So if you were getting your oil out of Nigeria or out of Iran, then you worried about tackling those things so the government didn’t get upset. Over time, the environmental footprint of what we do has come to the fore and that’s also coincided with a much more engaged global population that can now start to see and opine on the subject. Whether they have all the right information or not is a whole other debate that I’m sure we’ll get into. But there’s a much broader group of stakeholders, buyers, sellers, governments, NOCs, governing bodies, and regulators who now have an opinion on what the environmental footprint of our activities should be—all the way upstream. So we invented offsets and it’s a beautiful approximation of, “Yes perhaps bad things are happening here, but if we do enough good things over there and you bundle them together, that’s a great outcome.” It’s not perfect but at least it aims to get us closer to neutral. And of course, when we’re tackling carbon offsets, we are increasingly working to incorporate other SDGs and bring in some of that social impact into it as well. But it’s still a disconnected model and it’s a model that needs to be matured.

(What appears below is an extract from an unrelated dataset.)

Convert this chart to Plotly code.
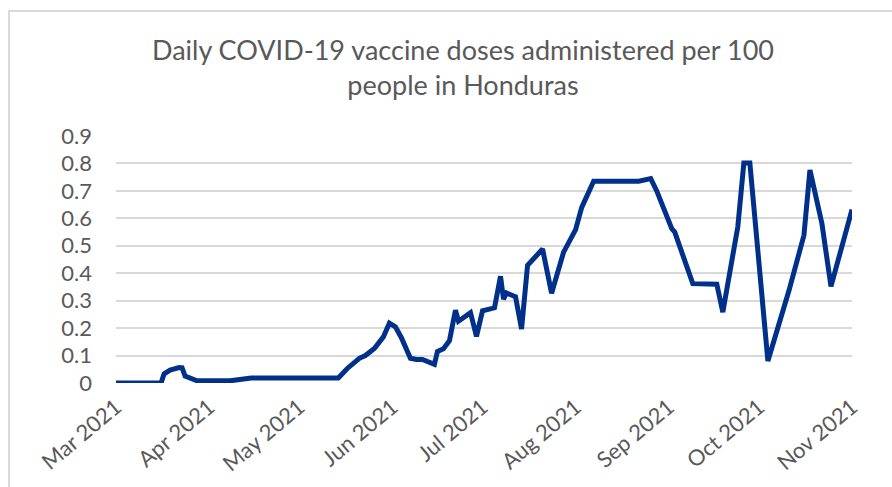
import plotly.graph_objects as go

dates = [
    "2021-03-01", "2021-03-16", "2021-03-17", "2021-03-19", "2021-03-22", "2021-03-23",
    "2021-03-24", "2021-03-28", "2021-04-08", "2021-04-15", "2021-05-14", "2021-05-17",
    "2021-05-21", "2021-05-23", "2021-05-26", "2021-05-29", "2021-05-31", "2021-06-02",
    "2021-06-04", "2021-06-07", "2021-06-09", "2021-06-11", "2021-06-15", "2021-06-16",
    "2021-06-18", "2021-06-20", "2021-06-22", "2021-06-23", "2021-06-27", "2021-06-29",
    "2021-07-01", "2021-07-05", "2021-07-07", "2021-07-08", "2021-07-09", "2021-07-12",
    "2021-07-14", "2021-07-16", "2021-07-21", "2021-07-24", "2021-07-28", "2021-07-31",
    "2021-08-01", "2021-08-03", "2021-08-07", "2021-08-22", "2021-08-26", "2021-08-28",
    "2021-09-02", "2021-09-03", "2021-09-09", "2021-09-17", "2021-09-19", "2021-09-24",
    "2021-09-26", "2021-09-28", "2021-10-04", "2021-10-11", "2021-10-16", "2021-10-18",
    "2021-10-22", "2021-10-25", "2021-11-01",
]
doses_per_100 = [
    0.0, 0.0, 0.033, 0.047, 0.056, 0.055,
    0.025, 0.008, 0.008, 0.018, 0.018, 0.053,
    0.09, 0.10, 0.126, 0.168, 0.218, 0.205,
    0.165, 0.09, 0.086, 0.086, 0.068, 0.115,
    0.125, 0.154, 0.265, 0.225, 0.256, 0.17,
    0.263, 0.274, 0.389, 0.305, 0.328, 0.314,
    0.197, 0.429, 0.488, 0.327, 0.477, 0.544,
    0.559, 0.639, 0.735, 0.735, 0.745, 0.70,
    0.562, 0.55, 0.362, 0.36, 0.258, 0.57,
    0.802, 0.802, 0.08, 0.336, 0.538, 0.776,
    0.58, 0.352, 0.632,
]
tick_dates = ["2021-03-01", "2021-04-01", "2021-05-01", "2021-06-01", "2021-07-01",
              "2021-08-01", "2021-09-01", "2021-10-01", "2021-11-01"]
tick_labels = ["Mar 2021", "Apr 2021", "May 2021", "Jun 2021", "Jul 2021",
               "Aug 2021", "Sep 2021", "Oct 2021", "Nov 2021"]
y_ticks = [0, 0.1, 0.2, 0.3, 0.4, 0.5, 0.6, 0.7, 0.8, 0.9]
y_labels = ["0", "0.1", "0.2", "0.3", "0.4", "0.5", "0.6", "0.7", "0.8", "0.9"]

title_text = "Daily COVID-19 vaccine doses administered per 100<br>people in Honduras"

FONT = "Lato"
GREY = "#595959"

fig = go.Figure()
fig.add_trace(go.Scatter(
    x=dates, y=doses_per_100, mode="lines",
    line=dict(color="#00308A", width=5),
    hoverinfo="x+y",
))

L, R, T, B = 116, 40, 136, 104
W, H = 892, 487
pw = W - L - R
ph = H - T - B

def px_x(p):
    return (p - L) / pw

def px_y(p):
    return (H - B - p) / ph

fig.update_layout(
    width=W, height=H,
    margin=dict(l=L, r=R, t=T, b=B, pad=0),
    paper_bgcolor="white", plot_bgcolor="white",
    showlegend=False,
    font=dict(family=FONT, color=GREY),
    title=dict(
        text=title_text, x=463 / W, xanchor="center", xref="container",
        y=1 - 60 / H, yanchor="top", yref="container",
        font=dict(family=FONT, size=27, color=GREY),
    ),
    xaxis=dict(
        type="date",
        range=["2021-03-01", "2021-11-01"],
        tickmode="array", tickvals=tick_dates, ticktext=tick_labels,
        tickangle=-40, showgrid=False, zeroline=False, showline=False,
        ticks="", ticklabelstandoff=6,
        tickfont=dict(family=FONT, size=22, color=GREY),
        fixedrange=True,
    ),
    yaxis=dict(
        range=[0, 0.9],
        tickmode="array", tickvals=y_ticks, ticktext=y_labels,
        showgrid=True, gridcolor="#d9d9d9", gridwidth=1.5,
        zeroline=False, showline=False, ticks="",
        ticklabelstandoff=23,
        tickfont=dict(family=FONT, size=22, color=GREY),
        fixedrange=True,
    ),
    shapes=[
        dict(type="rect", xref="paper", yref="paper",
             x0=px_x(9), x1=px_x(905), y0=px_y(500), y1=px_y(11),
             line=dict(color="#d9d9d9", width=2), fillcolor="rgba(0,0,0,0)",
             layer="below"),
    ],
)

fig.write_html("out.html")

I tend to believe there is a way to complement this model. There is a whole world of people coming at this dilemma from a completely different starting point. The aim is to build a new-economy version of this that probably will do its very best to compete with offsets and bundling. It will embody all of the attributes of a commodity, whether it’s social impact, environmental, or whichever sustainable development goal a consumer wants to prioritize in their consumption. This is a game changer.
Whether a specific commodity is virgin or recycled, whether it comes from a country where people don’t want to support some policy that the government has, or it comes from a country that seems to be embodying more of the universal values that people want to support—all of that will be priced into and tokenized into a singular representation of the resources we consume, buy, finance, sell, etc. And what we stand for in our consumption will be more transparent.
Tokenizing commodities so that you could use distributed ledger technology to create an immutable record of the history of production of these commodities is no small task. How quickly do you think this kind of radical change could be embraced by the broader market?
About three years ago, I sat in a room with 16 of my peers across commodity trading houses and super majors, alongside Shell—each armed with our antitrust lawyers and with many, many compliance folks. We wanted to figure out how we might take the noncommercial, operational aspects of our trading business, crude trading, to a blockchain platform that allowed us to create significant efficiencies—ultimately to benefit the customer—as well as using newer tech to reduce fraud by going digital and going on a blockchain.
And so, in 2017, we were able to have that conversation across the major commodity houses, which led to the creation of what is now Vakt, with most of the North Sea crude traders around the table as investors or users of the platform. Then, of course, the industry is ready and of course the industry understands how we might use blockchain technology as a proxy for trust. That’s a very important thing, because we don’t trust one another and we have no intention of trusting one another. We’re competitors and fiercely competitive in the commercial space.
So the future lies in the ability to create space to do the things that data and digital require of us in a system where trust is replaced by the ability to verify and ensure an immutable version of the truth. One of the world’s first enterprise-grade blockchain platforms was launched to 67% of the Brent trading market using it in 2019, created, backed, and used by industry.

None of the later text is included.